§ **PROMPT**: Reproduce each line of the listing exactly.

§ **SOURCE RECORDS**:
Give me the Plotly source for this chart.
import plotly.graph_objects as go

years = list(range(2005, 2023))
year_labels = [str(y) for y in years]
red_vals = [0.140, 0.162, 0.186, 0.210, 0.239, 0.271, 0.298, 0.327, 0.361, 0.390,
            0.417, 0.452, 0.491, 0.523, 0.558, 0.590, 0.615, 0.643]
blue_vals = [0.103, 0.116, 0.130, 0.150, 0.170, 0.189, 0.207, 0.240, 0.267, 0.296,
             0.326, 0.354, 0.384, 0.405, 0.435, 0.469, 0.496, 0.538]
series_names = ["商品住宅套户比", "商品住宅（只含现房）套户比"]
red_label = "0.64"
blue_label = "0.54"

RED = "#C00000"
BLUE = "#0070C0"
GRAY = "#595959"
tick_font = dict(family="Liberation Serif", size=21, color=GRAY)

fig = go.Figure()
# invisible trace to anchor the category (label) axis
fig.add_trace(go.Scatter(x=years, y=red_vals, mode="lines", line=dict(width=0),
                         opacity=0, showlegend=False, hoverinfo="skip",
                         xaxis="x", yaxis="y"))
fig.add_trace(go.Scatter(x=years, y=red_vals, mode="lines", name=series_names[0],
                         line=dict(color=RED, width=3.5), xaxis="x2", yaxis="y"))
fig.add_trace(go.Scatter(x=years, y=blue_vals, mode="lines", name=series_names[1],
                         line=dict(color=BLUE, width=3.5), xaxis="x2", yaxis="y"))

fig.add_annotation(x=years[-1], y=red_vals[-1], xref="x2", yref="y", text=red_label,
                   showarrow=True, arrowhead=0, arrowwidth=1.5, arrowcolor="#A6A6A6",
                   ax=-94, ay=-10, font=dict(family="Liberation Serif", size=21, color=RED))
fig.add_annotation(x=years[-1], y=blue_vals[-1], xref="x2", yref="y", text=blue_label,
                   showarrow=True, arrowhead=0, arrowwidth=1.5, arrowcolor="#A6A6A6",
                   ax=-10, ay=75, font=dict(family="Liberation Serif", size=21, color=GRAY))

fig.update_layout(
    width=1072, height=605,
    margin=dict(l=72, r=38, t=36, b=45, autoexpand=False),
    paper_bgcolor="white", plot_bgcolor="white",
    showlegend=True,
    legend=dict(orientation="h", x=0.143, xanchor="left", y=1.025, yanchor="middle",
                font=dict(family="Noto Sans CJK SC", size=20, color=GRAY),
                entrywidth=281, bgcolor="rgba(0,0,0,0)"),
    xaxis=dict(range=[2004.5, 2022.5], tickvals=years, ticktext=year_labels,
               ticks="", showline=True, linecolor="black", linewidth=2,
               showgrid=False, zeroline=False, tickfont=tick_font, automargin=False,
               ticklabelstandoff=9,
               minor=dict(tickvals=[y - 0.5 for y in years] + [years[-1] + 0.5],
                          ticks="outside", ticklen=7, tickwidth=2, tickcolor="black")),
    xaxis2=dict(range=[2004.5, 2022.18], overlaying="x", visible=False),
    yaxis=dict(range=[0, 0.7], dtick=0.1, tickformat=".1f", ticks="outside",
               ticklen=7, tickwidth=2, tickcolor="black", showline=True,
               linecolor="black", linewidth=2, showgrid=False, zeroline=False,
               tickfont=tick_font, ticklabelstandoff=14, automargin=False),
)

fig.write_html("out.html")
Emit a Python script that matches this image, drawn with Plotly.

§ **SOLVED PROBLEM**:
Give me the Plotly source for this chart.
import plotly.graph_objects as go

years = list(range(2005, 2023))
year_labels = [str(y) for y in years]
red_vals = [0.140, 0.162, 0.186, 0.210, 0.239, 0.271, 0.298, 0.327, 0.361, 0.390,
            0.417, 0.452, 0.491, 0.523, 0.558, 0.590, 0.615, 0.643]
blue_vals = [0.103, 0.116, 0.130, 0.150, 0.170, 0.189, 0.207, 0.240, 0.267, 0.296,
             0.326, 0.354, 0.384, 0.405, 0.435, 0.469, 0.496, 0.538]
series_names = ["商品住宅套户比", "商品住宅（只含现房）套户比"]
red_label = "0.64"
blue_label = "0.54"

RED = "#C00000"
BLUE = "#0070C0"
GRAY = "#595959"
tick_font = dict(family="Liberation Serif", size=21, color=GRAY)

fig = go.Figure()
# invisible trace to anchor the category (label) axis
fig.add_trace(go.Scatter(x=years, y=red_vals, mode="lines", line=dict(width=0),
                         opacity=0, showlegend=False, hoverinfo="skip",
                         xaxis="x", yaxis="y"))
fig.add_trace(go.Scatter(x=years, y=red_vals, mode="lines", name=series_names[0],
                         line=dict(color=RED, width=3.5), xaxis="x2", yaxis="y"))
fig.add_trace(go.Scatter(x=years, y=blue_vals, mode="lines", name=series_names[1],
                         line=dict(color=BLUE, width=3.5), xaxis="x2", yaxis="y"))

fig.add_annotation(x=years[-1], y=red_vals[-1], xref="x2", yref="y", text=red_label,
                   showarrow=True, arrowhead=0, arrowwidth=1.5, arrowcolor="#A6A6A6",
                   ax=-94, ay=-10, font=dict(family="Liberation Serif", size=21, color=RED))
fig.add_annotation(x=years[-1], y=blue_vals[-1], xref="x2", yref="y", text=blue_label,
                   showarrow=True, arrowhead=0, arrowwidth=1.5, arrowcolor="#A6A6A6",
                   ax=-10, ay=75, font=dict(family="Liberation Serif", size=21, color=GRAY))

fig.update_layout(
    width=1072, height=605,
    margin=dict(l=72, r=38, t=36, b=45, autoexpand=False),
    paper_bgcolor="white", plot_bgcolor="white",
    showlegend=True,
    legend=dict(orientation="h", x=0.143, xanchor="left", y=1.025, yanchor="middle",
                font=dict(family="Noto Sans CJK SC", size=20, color=GRAY),
                entrywidth=281, bgcolor="rgba(0,0,0,0)"),
    xaxis=dict(range=[2004.5, 2022.5], tickvals=years, ticktext=year_labels,
               ticks="", showline=True, linecolor="black", linewidth=2,
               showgrid=False, zeroline=False, tickfont=tick_font, automargin=False,
               ticklabelstandoff=9,
               minor=dict(tickvals=[y - 0.5 for y in years] + [years[-1] + 0.5],
                          ticks="outside", ticklen=7, tickwidth=2, tickcolor="black")),
    xaxis2=dict(range=[2004.5, 2022.18], overlaying="x", visible=False),
    yaxis=dict(range=[0, 0.7], dtick=0.1, tickformat=".1f", ticks="outside",
               ticklen=7, tickwidth=2, tickcolor="black", showline=True,
               linecolor="black", linewidth=2, showgrid=False, zeroline=False,
               tickfont=tick_font, ticklabelstandoff=14, automargin=False),
)

fig.write_html("out.html")
Emit a Python script that matches this image, drawn with Plotly.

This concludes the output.